Let $\mathcal{P}$ be the collection of sets of form $A = \cap_{i=1}^n \{\omega(t_i) \in A_i\}$, where $1\geq t_1 < t_2 < \cdots < t_n$ and $A_i$ are Borel sets in $\mathbb{R}$. Then, $\mathcal{P}$ is a $\pi$-system.

For $A\in \mathcal{P}$, $$ 1_A(\omega) = \prod_{i=1}^n 1_{A_i}(\omega(t_i)) = \prod_{i=1}^n 1_{A_i}(\omega(t_i-1+1)) = \prod_{i=1}^n 1_{A_i}[(\theta_1\omega)(t_i-1)] $$

By defining $D = \cap_{i=1}^n\{\omega(t_i-1)\in A_i\}$, we can write $1_A (\omega)= 1_D \circ \theta_1(\omega)$.

Now that the desired conclusion is verified for $A \in \mathcal{P}$, we can complete the proof by the $\pi$-$\lambda$ theorem.
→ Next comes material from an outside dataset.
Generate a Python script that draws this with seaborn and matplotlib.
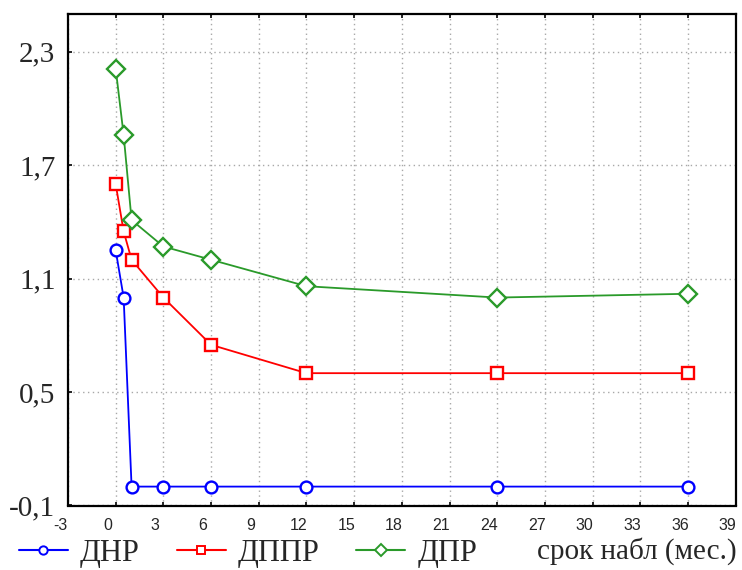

Is there any flaw in my reasoning?

Answer 1

In general, a $\mathbb R$-valued (or $\{0,1\}$-valued, in your case) random variable $Z$ which is measurable with regards to the $\sigma$-algebra $\sigma(Y)$ where $Y$ is a random variable, can be rewritten $Z = f\circ Y$ where $f$ is measurable from the range of $Y$.

https://proofwiki.org/wiki/Factorization_Lemma/Real-Valued_Function

That's a useful "abstract nonsense" lemma to have in your pocket.

In your case, $\mathcal{F}_1^\prime = \sigma(B_s: s \geq 1) = \sigma(\theta_1)$, by definition of $\theta_1$.